The complainant alleged that NYPD officials had regularly visited the Makki Masjid in Brooklyn to make such speeches as part of “community policing” tactics that were actually intended to divide the community.

New York: Brooklyn mosque volunteer named Ishtiaq Ahmed filed a federal lawsuit on Tuesday alleging that New York Police Department (NYPD) officers falsified an “assault” that never happened in order to arrest Mr. Ahmed and intimidate him and his mosque community.

According to a press note released from the lawyer of Ishtiaq Ahmed, NYPD officers fabricated the assault after an interaction in which Mr. Ahmed enforced social distancing restrictions against members of service attempting to enter the Makki Masjid mosque’s prayer room during services.

The press release alleges that NYPD officers falsely reported that Mr. Ahmed assaulted a member of the mosque community during that interaction, even though CCTV footage confirms that no assault happened. The purported victim of the assault also told media outlets that no assault occurred and that he never made a report to the police.

Based on their ‘fabricated’ report, NYPD officers arrested Mr. Ahmed, jailed him for 24 hours, and charged with him assault. It took months for the false charges to be dismissed.

“When I came to this country, I never expected police here could do this,” Mr. Ahmed said. “They targeted me and destroyed my life to make an example of what happens if you question them. Police act like they can get away with anything they want in our community.”
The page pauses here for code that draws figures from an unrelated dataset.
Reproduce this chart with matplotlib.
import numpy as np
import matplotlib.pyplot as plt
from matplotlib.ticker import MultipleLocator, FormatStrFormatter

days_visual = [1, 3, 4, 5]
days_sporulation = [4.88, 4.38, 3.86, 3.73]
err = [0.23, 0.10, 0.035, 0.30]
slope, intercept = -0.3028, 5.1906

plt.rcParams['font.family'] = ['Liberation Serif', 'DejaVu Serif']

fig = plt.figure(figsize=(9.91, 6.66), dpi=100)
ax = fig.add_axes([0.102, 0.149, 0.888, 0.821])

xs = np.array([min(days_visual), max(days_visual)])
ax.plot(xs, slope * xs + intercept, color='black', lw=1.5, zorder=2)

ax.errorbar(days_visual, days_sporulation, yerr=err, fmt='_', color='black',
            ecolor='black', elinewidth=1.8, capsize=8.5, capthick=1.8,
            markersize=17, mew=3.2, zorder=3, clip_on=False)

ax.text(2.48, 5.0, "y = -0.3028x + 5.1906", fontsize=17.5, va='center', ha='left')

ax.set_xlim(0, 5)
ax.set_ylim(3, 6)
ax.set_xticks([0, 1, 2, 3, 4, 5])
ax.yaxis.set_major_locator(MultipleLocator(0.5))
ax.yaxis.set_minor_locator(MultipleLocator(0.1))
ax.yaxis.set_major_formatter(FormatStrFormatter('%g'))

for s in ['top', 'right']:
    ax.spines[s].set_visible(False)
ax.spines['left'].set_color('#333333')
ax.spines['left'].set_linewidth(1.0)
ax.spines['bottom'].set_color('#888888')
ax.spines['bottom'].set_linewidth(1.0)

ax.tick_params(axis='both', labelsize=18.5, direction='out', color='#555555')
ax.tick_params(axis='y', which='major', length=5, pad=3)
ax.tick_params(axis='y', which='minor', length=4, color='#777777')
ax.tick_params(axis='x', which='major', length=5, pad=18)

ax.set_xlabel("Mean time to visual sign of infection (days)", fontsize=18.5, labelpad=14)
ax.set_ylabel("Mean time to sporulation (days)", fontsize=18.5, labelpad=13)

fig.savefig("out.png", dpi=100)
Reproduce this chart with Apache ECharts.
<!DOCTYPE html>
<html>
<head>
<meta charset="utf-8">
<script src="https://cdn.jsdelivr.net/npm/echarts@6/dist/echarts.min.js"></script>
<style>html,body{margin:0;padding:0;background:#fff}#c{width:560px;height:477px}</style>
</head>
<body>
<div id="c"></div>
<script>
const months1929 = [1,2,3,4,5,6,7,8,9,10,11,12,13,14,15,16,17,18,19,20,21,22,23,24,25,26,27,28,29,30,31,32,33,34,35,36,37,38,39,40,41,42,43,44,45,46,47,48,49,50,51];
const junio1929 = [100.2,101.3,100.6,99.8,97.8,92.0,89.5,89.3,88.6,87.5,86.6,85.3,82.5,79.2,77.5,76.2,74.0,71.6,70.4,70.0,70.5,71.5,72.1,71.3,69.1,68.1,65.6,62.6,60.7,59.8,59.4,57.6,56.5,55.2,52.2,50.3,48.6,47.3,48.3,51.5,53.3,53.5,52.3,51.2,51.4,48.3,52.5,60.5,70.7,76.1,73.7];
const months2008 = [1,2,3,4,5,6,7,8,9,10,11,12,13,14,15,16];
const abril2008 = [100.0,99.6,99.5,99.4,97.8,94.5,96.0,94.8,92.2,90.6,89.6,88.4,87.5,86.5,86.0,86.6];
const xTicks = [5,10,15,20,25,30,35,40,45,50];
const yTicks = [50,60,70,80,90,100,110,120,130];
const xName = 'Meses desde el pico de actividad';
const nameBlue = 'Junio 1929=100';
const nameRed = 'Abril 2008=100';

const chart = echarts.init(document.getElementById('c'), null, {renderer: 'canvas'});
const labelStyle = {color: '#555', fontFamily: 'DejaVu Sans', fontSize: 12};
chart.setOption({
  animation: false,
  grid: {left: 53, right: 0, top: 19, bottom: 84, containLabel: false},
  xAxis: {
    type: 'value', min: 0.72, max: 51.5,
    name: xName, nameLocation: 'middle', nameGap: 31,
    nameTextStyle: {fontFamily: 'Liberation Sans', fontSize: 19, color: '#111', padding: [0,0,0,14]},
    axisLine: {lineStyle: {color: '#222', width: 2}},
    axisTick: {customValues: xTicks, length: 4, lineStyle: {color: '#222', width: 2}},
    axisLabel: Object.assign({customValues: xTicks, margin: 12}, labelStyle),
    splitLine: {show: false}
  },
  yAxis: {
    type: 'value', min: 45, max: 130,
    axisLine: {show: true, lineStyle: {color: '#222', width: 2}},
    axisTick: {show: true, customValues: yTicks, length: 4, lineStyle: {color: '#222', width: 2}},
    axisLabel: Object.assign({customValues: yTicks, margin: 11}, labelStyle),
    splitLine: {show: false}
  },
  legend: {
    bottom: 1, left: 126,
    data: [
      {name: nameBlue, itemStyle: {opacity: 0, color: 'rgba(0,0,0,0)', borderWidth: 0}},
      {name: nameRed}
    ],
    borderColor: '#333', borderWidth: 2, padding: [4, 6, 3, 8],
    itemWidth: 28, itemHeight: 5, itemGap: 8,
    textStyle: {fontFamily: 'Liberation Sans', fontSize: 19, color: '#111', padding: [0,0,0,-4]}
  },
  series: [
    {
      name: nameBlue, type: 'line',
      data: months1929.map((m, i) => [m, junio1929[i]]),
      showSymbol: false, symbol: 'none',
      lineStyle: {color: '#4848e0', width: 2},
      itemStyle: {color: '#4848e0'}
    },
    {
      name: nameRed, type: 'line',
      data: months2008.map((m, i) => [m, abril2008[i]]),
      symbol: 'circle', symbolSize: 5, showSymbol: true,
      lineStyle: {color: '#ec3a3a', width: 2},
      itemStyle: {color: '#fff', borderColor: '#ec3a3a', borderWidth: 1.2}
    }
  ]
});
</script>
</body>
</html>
According to the Complaint, the ‘fabricated’ report was retaliation for the mosque’s recent objection to NYPD officers seizing the mosque pulpit to make speeches promoting the NYPD, as well as Mr. Ahmed’s effort to apply the mosque’s social distancing restrictions against NYPD officers. The Complaint alleges that NYPD officials had regularly visited the Makki Masjid mosque in Brooklyn’s “Little Pakistan” neighborhood to make such speeches as part of “community policing” tactics that were actually intended to divide the community.
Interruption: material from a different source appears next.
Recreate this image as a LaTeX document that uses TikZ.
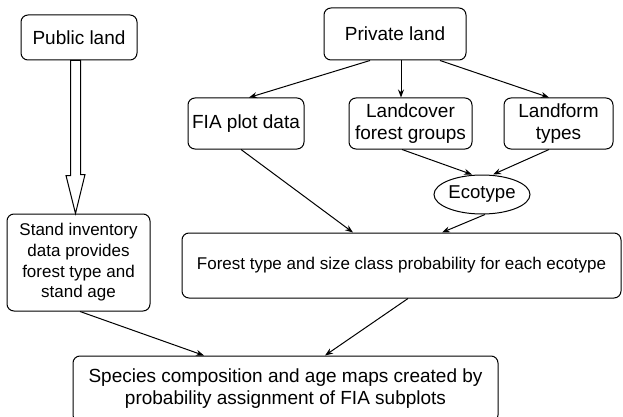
\documentclass[tikz,border=0pt]{standalone}
\usepackage{fontspec}
\setmainfont{Liberation Sans}
\usetikzlibrary{arrows.meta,shapes.geometric}
\begin{document}
\begin{tikzpicture}[x=1pt,y=-1pt,
  box/.style={draw=black,line width=1pt,rounded corners=7pt,align=center,inner sep=0pt,
    font=\fontsize{19}{22}\selectfont},
  smalltext/.style={font=\fontsize{17}{20.7}\selectfont},
  oval/.style={draw=black,line width=1pt,ellipse,inner sep=0pt,font=\fontsize{18.6}{22}\selectfont},
  conn/.style={line width=1pt,-{Stealth[length=8pt,width=6pt]}},
  hollow/.style={draw=black,line width=1pt,fill=white}]
\useasboundingbox (0,0) rectangle (623,417);
\node[box,minimum width=116pt,minimum height=45pt] (pub) at (79,37.5) {Public land};
\node[box,minimum width=142pt,minimum height=52pt] (priv) at (395,34) {Private land};
\node[box,minimum width=116pt,minimum height=51pt] (fia) at (246,123.5) {FIA plot data};
\node[box,minimum width=123pt,minimum height=51pt] (lc) at (410.5,123.5) {Landcover\\forest groups};
\node[box,minimum width=109pt,minimum height=51pt] (lf) at (558.5,123.5) {Landform\\types};
\node[oval,minimum width=96pt,minimum height=39pt] (eco) at (482,194.5) {Ecotype};
\node[box,smalltext,minimum width=143pt,minimum height=97pt] (stand) at (78.5,262.5) {Stand inventory\\data provides\\forest type and\\stand age};
\node[box,smalltext,minimum width=439pt,minimum height=65pt] (forest) at (401.5,265.5) {Forest type and size class probability for each ecotype};
\node[box,minimum width=425pt,minimum height=66pt] (spec) at (285.5,389) {Species composition and age maps created by\\probability assignment of FIA subplots};
% hollow arrow
\coordinate (ha) at ([xshift=-3.5pt]pub.south);
\draw[hollow] ([xshift=-5pt]ha) -- ++(0,115) -- ++(-4.5,0) -- ([xshift=-3pt]stand.north)
  -- ++(9.5,-39) -- ++(-4.5,0) -- ([xshift=5pt]ha) -- cycle;
% connectors
\draw[conn] ([xshift=-25pt]priv.south) -- ([xshift=3pt]fia.north);
\draw[conn] ([xshift=6pt]priv.south) -- ([xshift=6pt]priv.south |- lc.north);
\draw[conn] ([xshift=45pt]priv.south) -- ([xshift=-9.5pt]lf.north);
\draw[conn] ([xshift=-8.5pt]lc.south) -- ([xshift=-10pt]eco.north);
\draw[conn] ([xshift=-9.5pt]lf.south) -- ([xshift=11pt]eco.north);
\draw[conn] ([xshift=-5pt]fia.south) -- ([xshift=-48.5pt]forest.north);
\draw[conn] ([xshift=3pt]eco.south) -- ([xshift=40.5pt]forest.north);
\draw[conn] ([xshift=1.5pt]stand.south) -- ([xshift=-81.5pt]spec.north);
\draw[conn] ([xshift=6.5pt]forest.south) -- ([xshift=39.5pt]spec.north);
\end{tikzpicture}
\end{document}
The Complaint alleges that the officers intended to humiliate, intimidate, and punish Mr. Ahmed and his community for denying them unfettered access to the mosque.

“NYPD framing Mr. Ahmed was part of a decades-long police campaign to intimidate and control the city’s Muslim communities,” said attorney Shakeer Rahman. “Although NYPD has tried to rebrand its surveillance of immigrants as ‘community policing,’ Mr. Ahmed’s experience shows how this reform is just as violent as the tactics of the past.”

According to the press release, the fabrication was perpetuated by several NYPD officers, including Deputy Inspector Richard Taylor—who was present during the interactions that NYPD falsely characterized as an assault.

“It is unacceptable that several NYPD officers thought they could lie about Mr. Ahmed and get away with it,” said attorney Sam Barr. “This culture of impunity has to end.”

As a result of his false arrest, Mr. Ahmed claims that he suffered physical injuries and has experienced emotional distress, including post-traumatic stress disorder. He also lost his Taxi and Limousine Commission license upon his arrest, and the incident had a devastating effect on his ability to support his family.

“Since the arrest last year I have not been able to sleep, I get nightmares and suicidal anxiety, I have been terrified to go to the Friday prayers, and I cannot even look at the clothes I was wearing that day,” Mr. Ahmed said. “My children feel the trauma too, their grades at school are suffering, and they tell me they want to leave the country.”